Researchers at Toronto’s Centre for Addiction and Mental Health believe they have found a possible link between the heavy use of methamphetamines and schizophrenia.
Using hospital records obtained from 1990 through 2000 at a California hospital researchers compared results from drug users to a control group of non-drug users to determine the direct effects meth use has on the mental condition. Researchers studied the records of each patients for up to 10 years from the time of their initial hospital visit.
According to the study’s co-author Russell Callaghan meth users who did not have psychotic symptoms at the start of the study period were 1.5 to 3.0 times more likely to be diagnosed with schizophrenia at a later time if meth addiction was discovered.
The study examined 42,412 meth users and was published on Tuesday in the American Journal of Psychiatry.
Dr. Stephen Kish, head of CAMH’s Human Brain Laboratory told the CBC:
“We really do not understand how these drugs might increase schizophrenia risk,”
“Perhaps repeated use of methamphetamine and cannabis in some susceptible individuals can trigger latent schizophrenia by sensitizing the brain to dopamine, a brain chemical thought to be associated with psychosis.”

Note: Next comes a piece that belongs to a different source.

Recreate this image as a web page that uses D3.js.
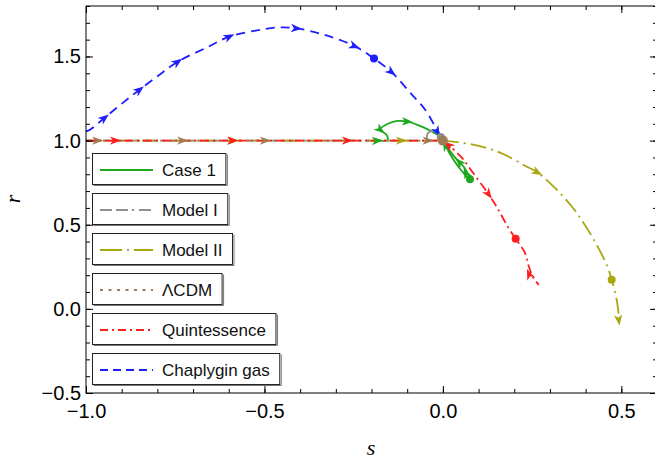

While a link appears to be prevalent researchers conducting the study were quick to point out that more studies are needed.
The study is important because Meth and other amphetamine-type stimulants are thought to be the second most widely used class of illegal drugs in the world.
Given what the drug has been shown to do with human brains I’m not surprised by the findings. Do the new research studies results surprise you?